Autour des trônes que j'ai vu tomber
IX
MA SŒUR STÉPHANIE ÉPOUSE L'ARCHIDUC RODOLPHE. IL MEURT À MAYERLING.
En 1880, ma sœur cadette coulait des jours heureux à Bruxelles. Ses dix-huit ans étaient d'une beauté rayonnante. Sans savoir encore quel personnage elle épouserait, elle était portée à penser qu'elle s'établirait mieux que sa sœur aînée.
Le Roi n'avait jamais été enthousiaste du prince de Cobourg. Il ambitionnait davantage pour moi. Mais la Reine avait souhaité ce mariage. J'ai résumé ses raisons.
Pour se revancher, le Roi entendait que Stéphanie eût un trône. Il avait pensé à Rodolphe de Habsbourg, et la Reine autant que lui. Projet hardi. Pour honorable que fût la Maison Royale de Belgique, elle était loin de la grandeur de celle d'Autriche.
Je ne fus pas étrangère, comme je l'expliquerai tout à l'heure, à un mariage qui s'annonça sous les plus éblouissants auspices et aboutit, en peu d'années, à une épouvantable catastrophe.
C'est bien plus cette chute qui intéresse l'Histoire que le détail de l'union de Rodolphe de Habsbourg et de Stéphanie de Belgique. J'irai donc droit au but, en montrant Rodolphe à la veille de sa mort.
Rodolphe avait trente ans. Il eût pu s'appeler le Bien-Aimé. La plus belle cour était à ses pieds; la plus belle ville du monde après Paris était comme une demeure où tout lui aurait appartenu. Les peuples de la monarchie ne formaient pour lui qu'un peuple qui plaçait ses espérances en son avenir. Il avait une épouse que chacun proclamait enviable; une fille qu'il comblait de caresses; une mère très noble et très bonne, pour laquelle il professait un culte; un père, enfin, dont le trône imposant devait lui revenir; et Rodolphe, malheureux, voulait mourir.
Finissons-en une bonne fois avec les légendes, si tant est qu'il soit possible d'en finir, ici-bas, avec le mensonge:
Rodolphe de Habsbourg s'est tué.
—La preuve manque, a-t-on dit.
On se trompe. Elle existe. Je l'indiquerai tout à l'heure.
L'histoire de la liaison qui le mena au tombeau a été souvent contée.
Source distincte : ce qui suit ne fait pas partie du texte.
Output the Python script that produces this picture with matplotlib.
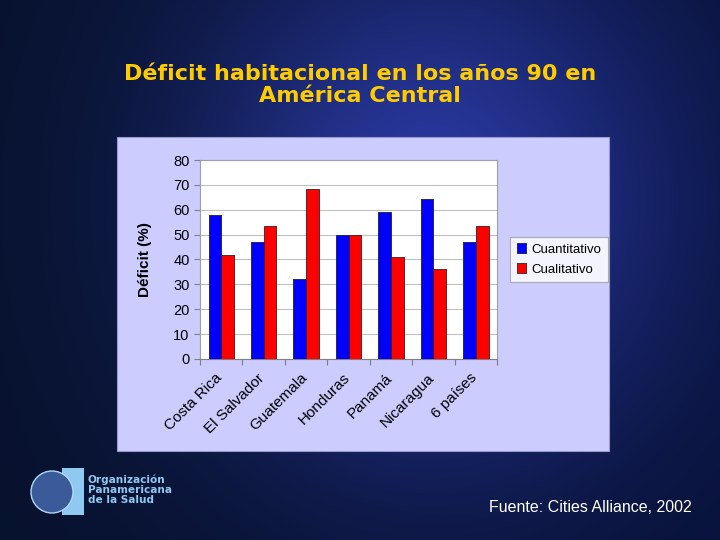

Je me bornerai à quelques traits inédits ou peu connus.
Il y eut, dans l'amour de l'Archiduc héritier pour Mary Vescera, une sombre fatalité ou une sinistre influence…
Peu de temps avant que je me décide à rédiger ces pages, un jour, après avoir rangé des papiers qui, justement, me ramenaient à l'époque où j'étais la confidente et l'amie de Rodolphe, je suis sortie dans Vienne.
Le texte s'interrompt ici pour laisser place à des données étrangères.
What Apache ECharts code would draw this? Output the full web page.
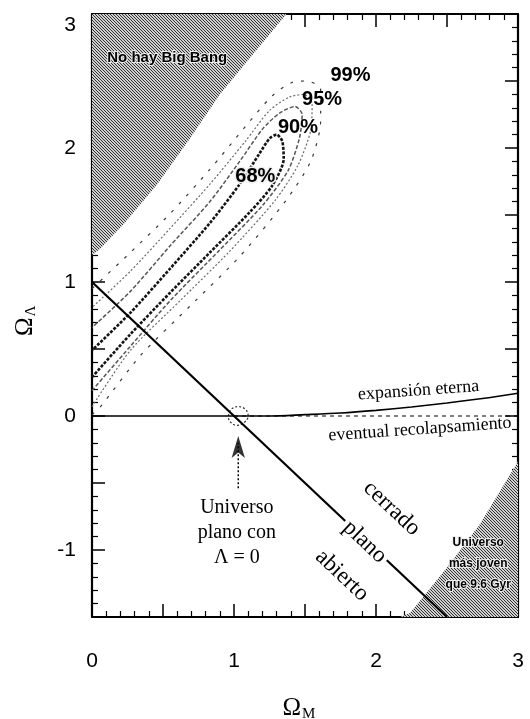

Au détour d'une rue encombrée, j'ai aperçu, de ma voiture qui allait lentement, une vieille femme, dans un costume sombre et d'une poignante révélation. Comme écrasée par des calamités multiples, courbée vers le sol sous le poids d'un accablant fardeau, elle s'avançait obliquement, rasant les murs, avec quelque chose de morne et d'épouvanté dans un visage ravagé de sillons tragiques.
En cette apparition funeste, j'ai cru reconnaître la mère de la Vescera.
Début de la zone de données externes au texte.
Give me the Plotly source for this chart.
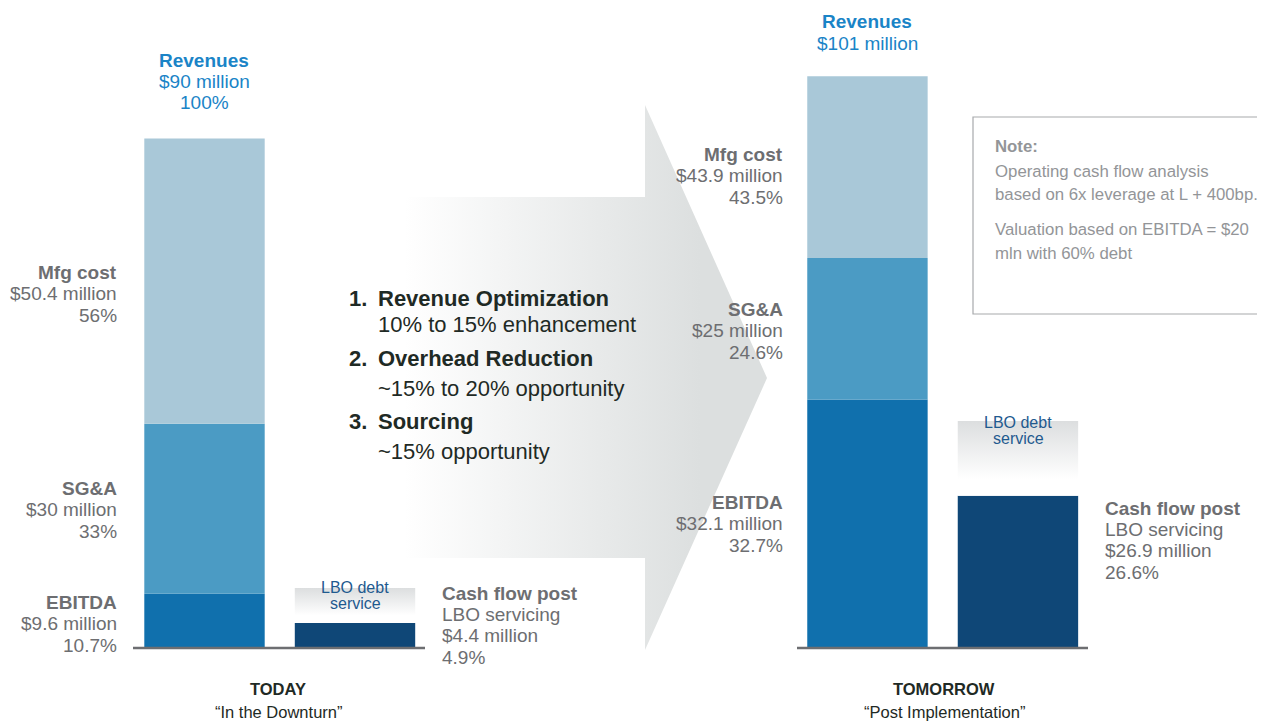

Qu'était-elle devenue, la femme parée que j'entrevis, accompagnant sa fille, alors dans l'épanouissement de son affolant prestige?
Je n'ai qu'à fermer les yeux pour revoir aussi cette Mary Vescera, superbe, à une soirée chez le Prince de Reuss, ambassadeur d'Allemagne, dernière et sensationnelle apparition, dans la société viennoise, de celle qui allait être l'héroïne de la «sanglante énigme» de Mayerling.
Bien simple énigme, du reste. Encore fallait-il être placé pour voir et pour savoir. Et cela sera toujours difficile aux journalistes, improvisateurs des versions tendancieuses de «l'Actualité», cette ennemie de l'Histoire. Chacun d'eux continuera d'y remédier de sa place, par des imaginations ou des aperçus qui varient selon le point de vue. Si, après cela, la vérité est longue à venir, ce n'est pas extraordinaire. L'étonnant de la Presse n'est pas qu'elle abonde en fausses nouvelles, c'est que, parfois, elle en donne de vraies.
Je venais d'arriver à l'Ambassade. Le prince de Reuss me quitta pour aller au-devant de ma sœur et de son mari, qui faisaient une entrée de souverains.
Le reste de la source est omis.